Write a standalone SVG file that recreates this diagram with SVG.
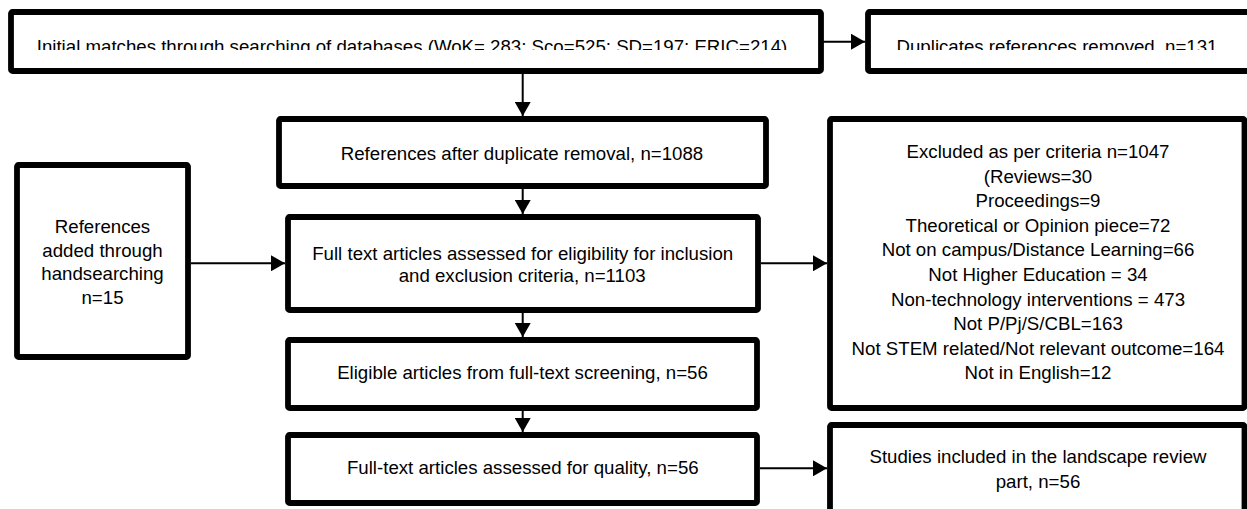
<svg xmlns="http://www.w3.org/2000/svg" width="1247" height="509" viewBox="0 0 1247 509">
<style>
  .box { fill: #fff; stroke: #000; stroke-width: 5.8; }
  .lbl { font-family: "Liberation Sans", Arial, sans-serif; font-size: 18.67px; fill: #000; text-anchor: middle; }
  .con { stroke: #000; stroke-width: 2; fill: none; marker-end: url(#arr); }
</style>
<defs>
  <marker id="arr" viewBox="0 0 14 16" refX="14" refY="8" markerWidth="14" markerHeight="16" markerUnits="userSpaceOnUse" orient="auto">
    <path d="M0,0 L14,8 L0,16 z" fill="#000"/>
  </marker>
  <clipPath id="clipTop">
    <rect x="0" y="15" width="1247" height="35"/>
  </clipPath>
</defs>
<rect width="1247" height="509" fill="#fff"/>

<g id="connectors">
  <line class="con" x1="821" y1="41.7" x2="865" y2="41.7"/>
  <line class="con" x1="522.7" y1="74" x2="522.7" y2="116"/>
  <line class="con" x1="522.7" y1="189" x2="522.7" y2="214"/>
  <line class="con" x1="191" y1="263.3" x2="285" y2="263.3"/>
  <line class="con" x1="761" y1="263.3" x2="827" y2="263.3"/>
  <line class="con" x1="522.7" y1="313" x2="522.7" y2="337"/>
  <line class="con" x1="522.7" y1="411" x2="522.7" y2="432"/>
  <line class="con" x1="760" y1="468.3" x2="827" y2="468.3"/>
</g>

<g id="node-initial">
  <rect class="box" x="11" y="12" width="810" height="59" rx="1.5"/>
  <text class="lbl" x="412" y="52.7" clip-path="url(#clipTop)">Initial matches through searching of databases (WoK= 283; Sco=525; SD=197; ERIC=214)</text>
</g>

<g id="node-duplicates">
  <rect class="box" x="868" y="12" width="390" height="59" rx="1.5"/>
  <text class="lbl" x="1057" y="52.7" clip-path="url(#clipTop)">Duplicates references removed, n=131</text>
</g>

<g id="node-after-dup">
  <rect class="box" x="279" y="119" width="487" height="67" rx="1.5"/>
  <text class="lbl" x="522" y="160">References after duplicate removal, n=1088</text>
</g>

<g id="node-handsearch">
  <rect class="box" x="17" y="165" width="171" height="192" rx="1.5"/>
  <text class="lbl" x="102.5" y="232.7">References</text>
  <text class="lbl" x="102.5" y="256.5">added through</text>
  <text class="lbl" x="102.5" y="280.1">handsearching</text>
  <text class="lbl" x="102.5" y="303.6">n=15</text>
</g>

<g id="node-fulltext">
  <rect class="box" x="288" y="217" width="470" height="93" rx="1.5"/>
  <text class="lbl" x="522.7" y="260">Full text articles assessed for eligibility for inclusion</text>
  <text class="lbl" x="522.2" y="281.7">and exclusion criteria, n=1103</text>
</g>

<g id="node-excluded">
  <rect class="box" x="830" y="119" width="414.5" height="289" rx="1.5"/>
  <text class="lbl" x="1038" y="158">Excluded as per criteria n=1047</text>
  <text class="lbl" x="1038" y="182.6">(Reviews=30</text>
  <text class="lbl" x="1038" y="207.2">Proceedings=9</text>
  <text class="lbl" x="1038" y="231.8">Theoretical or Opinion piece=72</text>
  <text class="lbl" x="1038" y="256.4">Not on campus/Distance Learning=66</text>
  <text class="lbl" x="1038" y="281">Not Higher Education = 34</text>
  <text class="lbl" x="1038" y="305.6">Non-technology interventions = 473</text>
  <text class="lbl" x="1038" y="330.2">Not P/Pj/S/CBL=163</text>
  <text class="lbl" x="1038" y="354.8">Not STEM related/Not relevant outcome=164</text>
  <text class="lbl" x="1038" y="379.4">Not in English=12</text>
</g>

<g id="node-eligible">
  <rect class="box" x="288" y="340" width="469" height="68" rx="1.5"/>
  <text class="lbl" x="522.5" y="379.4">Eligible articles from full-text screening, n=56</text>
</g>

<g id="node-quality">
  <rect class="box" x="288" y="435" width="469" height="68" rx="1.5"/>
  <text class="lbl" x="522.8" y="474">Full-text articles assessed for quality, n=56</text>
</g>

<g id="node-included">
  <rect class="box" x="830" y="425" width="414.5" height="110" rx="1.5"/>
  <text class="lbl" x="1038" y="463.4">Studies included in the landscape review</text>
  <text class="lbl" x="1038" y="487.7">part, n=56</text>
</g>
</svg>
=======
> _OBJECTIVE_
Omit every picture, then reproduce the rest of the listing exactly.

> _OUTPUT BELOW_
Write a standalone SVG file that recreates this diagram with SVG.
<svg xmlns="http://www.w3.org/2000/svg" width="1247" height="509" viewBox="0 0 1247 509">
<style>
  .box { fill: #fff; stroke: #000; stroke-width: 5.8; }
  .lbl { font-family: "Liberation Sans", Arial, sans-serif; font-size: 18.67px; fill: #000; text-anchor: middle; }
  .con { stroke: #000; stroke-width: 2; fill: none; marker-end: url(#arr); }
</style>
<defs>
  <marker id="arr" viewBox="0 0 14 16" refX="14" refY="8" markerWidth="14" markerHeight="16" markerUnits="userSpaceOnUse" orient="auto">
    <path d="M0,0 L14,8 L0,16 z" fill="#000"/>
  </marker>
  <clipPath id="clipTop">
    <rect x="0" y="15" width="1247" height="35"/>
  </clipPath>
</defs>
<rect width="1247" height="509" fill="#fff"/>

<g id="connectors">
  <line class="con" x1="821" y1="41.7" x2="865" y2="41.7"/>
  <line class="con" x1="522.7" y1="74" x2="522.7" y2="116"/>
  <line class="con" x1="522.7" y1="189" x2="522.7" y2="214"/>
  <line class="con" x1="191" y1="263.3" x2="285" y2="263.3"/>
  <line class="con" x1="761" y1="263.3" x2="827" y2="263.3"/>
  <line class="con" x1="522.7" y1="313" x2="522.7" y2="337"/>
  <line class="con" x1="522.7" y1="411" x2="522.7" y2="432"/>
  <line class="con" x1="760" y1="468.3" x2="827" y2="468.3"/>
</g>

<g id="node-initial">
  <rect class="box" x="11" y="12" width="810" height="59" rx="1.5"/>
  <text class="lbl" x="412" y="52.7" clip-path="url(#clipTop)">Initial matches through searching of databases (WoK= 283; Sco=525; SD=197; ERIC=214)</text>
</g>

<g id="node-duplicates">
  <rect class="box" x="868" y="12" width="390" height="59" rx="1.5"/>
  <text class="lbl" x="1057" y="52.7" clip-path="url(#clipTop)">Duplicates references removed, n=131</text>
</g>

<g id="node-after-dup">
  <rect class="box" x="279" y="119" width="487" height="67" rx="1.5"/>
  <text class="lbl" x="522" y="160">References after duplicate removal, n=1088</text>
</g>

<g id="node-handsearch">
  <rect class="box" x="17" y="165" width="171" height="192" rx="1.5"/>
  <text class="lbl" x="102.5" y="232.7">References</text>
  <text class="lbl" x="102.5" y="256.5">added through</text>
  <text class="lbl" x="102.5" y="280.1">handsearching</text>
  <text class="lbl" x="102.5" y="303.6">n=15</text>
</g>

<g id="node-fulltext">
  <rect class="box" x="288" y="217" width="470" height="93" rx="1.5"/>
  <text class="lbl" x="522.7" y="260">Full text articles assessed for eligibility for inclusion</text>
  <text class="lbl" x="522.2" y="281.7">and exclusion criteria, n=1103</text>
</g>

<g id="node-excluded">
  <rect class="box" x="830" y="119" width="414.5" height="289" rx="1.5"/>
  <text class="lbl" x="1038" y="158">Excluded as per criteria n=1047</text>
  <text class="lbl" x="1038" y="182.6">(Reviews=30</text>
  <text class="lbl" x="1038" y="207.2">Proceedings=9</text>
  <text class="lbl" x="1038" y="231.8">Theoretical or Opinion piece=72</text>
  <text class="lbl" x="1038" y="256.4">Not on campus/Distance Learning=66</text>
  <text class="lbl" x="1038" y="281">Not Higher Education = 34</text>
  <text class="lbl" x="1038" y="305.6">Non-technology interventions = 473</text>
  <text class="lbl" x="1038" y="330.2">Not P/Pj/S/CBL=163</text>
  <text class="lbl" x="1038" y="354.8">Not STEM related/Not relevant outcome=164</text>
  <text class="lbl" x="1038" y="379.4">Not in English=12</text>
</g>

<g id="node-eligible">
  <rect class="box" x="288" y="340" width="469" height="68" rx="1.5"/>
  <text class="lbl" x="522.5" y="379.4">Eligible articles from full-text screening, n=56</text>
</g>

<g id="node-quality">
  <rect class="box" x="288" y="435" width="469" height="68" rx="1.5"/>
  <text class="lbl" x="522.8" y="474">Full-text articles assessed for quality, n=56</text>
</g>

<g id="node-included">
  <rect class="box" x="830" y="425" width="414.5" height="110" rx="1.5"/>
  <text class="lbl" x="1038" y="463.4">Studies included in the landscape review</text>
  <text class="lbl" x="1038" y="487.7">part, n=56</text>
</g>
</svg>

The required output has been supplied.